In the note, he apologized to “members of this noble profession who took offense.” He explained he used “engineer” as a metaphor and in the dictionary’s generic definition as “a person who carries through an enterprise by skillful or artful contrivance.”
Hall had become the target of a widespread e-mail attack launched by the Virginia Society of Professional Engineers’ executive director, Leigh M. Dicks. “I notified my members” of the column, she said.
That’s how the column came to the attention of Colwick in Chattanooga. He belongs to an international organization of engineers which took the Virginia message and forwarded the call to arms to its members.
Dicks’ e-mail included a hyperlink to the column (available on the T-D Web site) and urged engineers to respond to Hall. “We work hard to protect the term engineer,” she told me last week. “He had written that a terrorist was an engineer.”
The campaign demonstrated once again the interlocking nature of the Internet that can turn a ripple in a brook into a tidal wave in an ocean.
Dicks backed up her campaign with her own letter to the editor published in the T-D. She wrote, “I take great offense at him saying an ‘engineer’ perpetrated the recent tragedy.”
After Hall’s apologetic note in a second column, she sent out another e-mail on Sept. 17 in which she told her members that Hall’s “apology is far from adequate in my opinion. . . . I believe his first article did more damage to your noble profession and his apology doesn’t even come close to undoing it.”
Dicks asked members again to “respond as you see fit to Mr. Hall’s second article.”
Last week, she remained adamant that Hall had wronged the profession, but said she wasn’t aware of a second round of e-mails sent to Hall recanting earlier complaints. More than 30 writers, including Colwick, deplored the Virginia society’s campaign.
A university professor responded to Hall’s apology by agreeing that “engineer” had been properly used. “You have indeed described this person [a terrorist] well.”
A civil engineer in Arkansas wrote, “I did not find offense in the article . . . it was a good piece that made a point that should be considered by all Americans.”
An operations engineer from the same state recalled “that the word ‘engineer’ comes from the medieval Latin word that means ‘contriver.’ . . . Thus your metaphor, in my opinion, was perfect.”
A systems engineer in Reston called for the Virginia society to “cease fire!” He wrote that Hall’s column “was right on the mark. He should be commended for his grace in responding to Ms. Dicks’ farcical crusade.”
Crusade? The White House issued an apology after reporters quoted President Bush saying, “This crusade, this war on terrorism, is going to take a while.”
Bush, the apology said, was using “crusade” in its definition as a broad action in favor of a cause or against an abuse. Readers here and elsewhere, however, insisted on construing the word narrowly.
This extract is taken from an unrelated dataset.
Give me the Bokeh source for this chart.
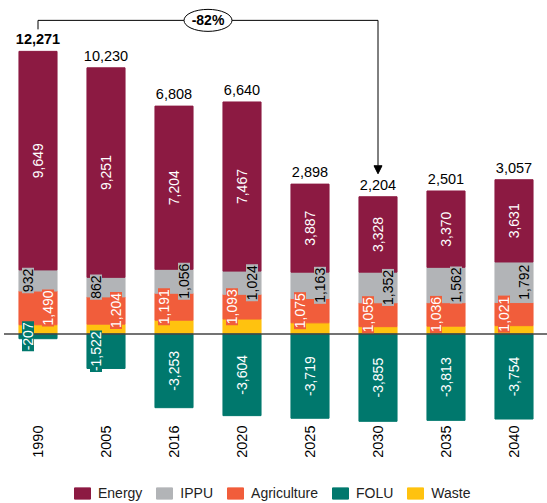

They pointed to its derivation from the Latin “crux” (cross) and those Middle Ages expeditions by Christians trying to take the Holy Land held by Muslims.
Readers complained, as one here wrote, that “crusade” was “one word calculated to unite all Muslims against the United States today” and should never be used in the context employed by Bush.
Tuesday, Secretary of Defense Donald H. Rumsfeld announced the renaming of its military campaign against terrorism as “Enduring Freedom.” The name replaced “Operation Infinite Justice,” he reportedly said, because Islam considers finality something provided only by Allah.
On the same day, Reuters news service issued a reminder of its long-standing policy against the use of emotive words, including the word “terrorist.” So who bombed the World Trade Center and the Pentagon?
Hijackers.
In today’s tense and sensitive times, even words become “acts of war.”